[FOM] Foundational Challenge

Patrik Eklund peklund at cs.umu.se
Sat Jan 18 04:37:08 EST 2020


> It might help if more mathematicians were familiar with some basic
> principles of computer science.

I agree, but I would like to add that it also might help if computer 
scientists were familiar with some basic principles in mathematics.
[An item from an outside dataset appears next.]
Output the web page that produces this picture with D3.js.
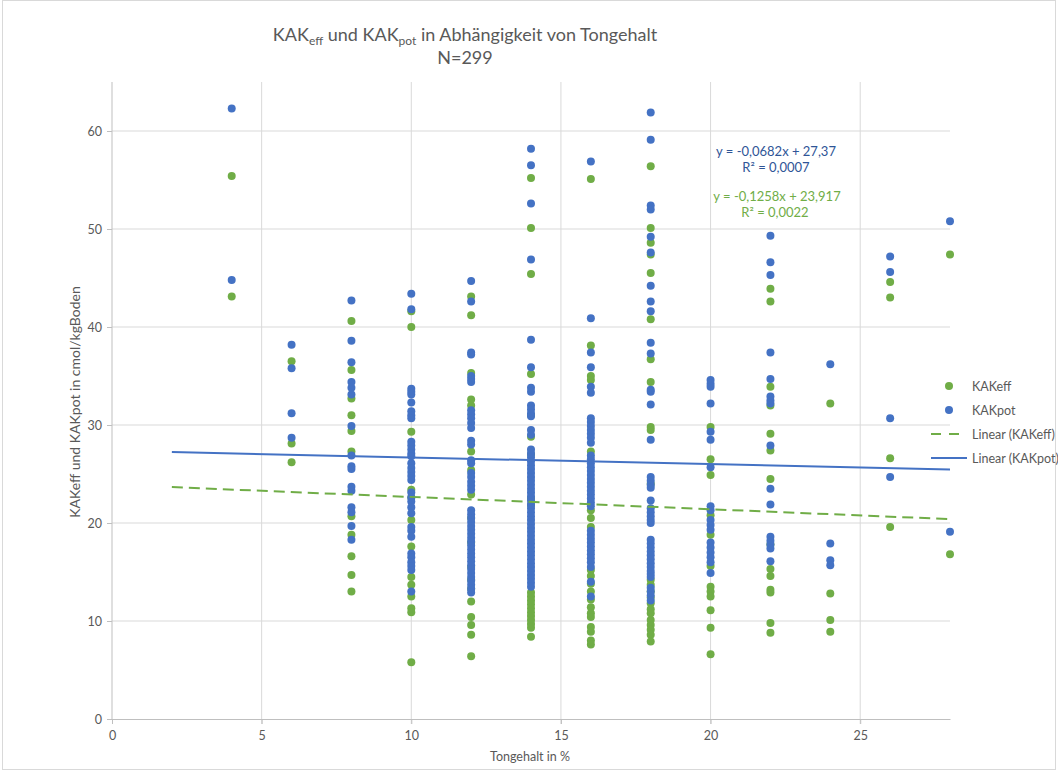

Coding one thing in terms of another is very acceptable in computer 
science, since "code" (in a language) and "algorithm" (in a machine) are 
very acceptable. Mixing languages and bringing in things from the 
outside is very typical in computer science, but very dubious in 
mathematics. A typical example of bringing in things from the outside is 
the function type constructor. Where does it come from? Did it come from 
the same factory as the types? Another example is 'lambda term'. 
Computer scientists accept that the "elegant definition" of a lambda 
term should not be modified, even if, when eventually dealing with 
substitution, it leads to having "undesirable terms" which need to be 
handle by "renaming". Computer scientists simply find ways to code one 
thing in terms of another. "Free and bound variables" is an awful 
concept, since some symbols, in fact the informal ones, possess a 
capacity to "bind", a notion which seemingly is not describable in any 
language but the natural one.

---

Types are missing in set theory, and there are approaches to fix that. 
Category is "too algebraic" (MacClone) about adding "monoidal" (yes, 
categorists also encode one thing using another thing), but the 
practical use of may be on its way ("what we want to do with it"). Type 
theory does not have a proper internalization of type constructors (they 
are brought in from the outside).

---

Having said that, my conviction and suggestion is that set, category and 
type theory should really engage in dialogue and communication, rather 
than debate and competition. It's been too many decades of foundations 
of foundations being claimed not being found over there but over here. 
It's time to turn page, and move towards the "big cultural difference" 
being a "big culture" rather than a "cultural difference".

---

Best,

Patrik



On 2020-01-17 13:00, Lawrence Paulson wrote:
> It might help if more mathematicians were familiar with some basic
> principles of computer science. To a computer scientist, it's natural
> that a say a graphics application might be built on top of certain
> data structures or libraries for computer graphics, which in turn are
> built on lower-level numerical libraries, and so on down until raw
> binary is reached. For mathematics, ZFC typically serves as the
> equivalent of binary, while category theory, et cetera, are the
> libraries.
> 
> I think there is a big cultural difference here. I've read an account
> of Gödel's theorem that devoted much space to the concept of
> Gödel-numbering, when coding one thing in terms of another is as
> natural as breathing to a computer scientist.
> 
> Larry Paulson
> On 17 Jan 2020, 03:38 +0000, Foundations of Mathematics
> <fom at cs.nyu.edu>, wrote:
> 
>> This is based on a confusion. Even if you look at MacClane's
>> Categories for a Working Mathematician, category theory is presented
>> as a development within set theory where a category is defined as a
>> set together with a set of "arrows", etcetera, This is just like a
>> normal development of a special mathematical area within the usual
>> set
>> theoretic foundations of mathematics.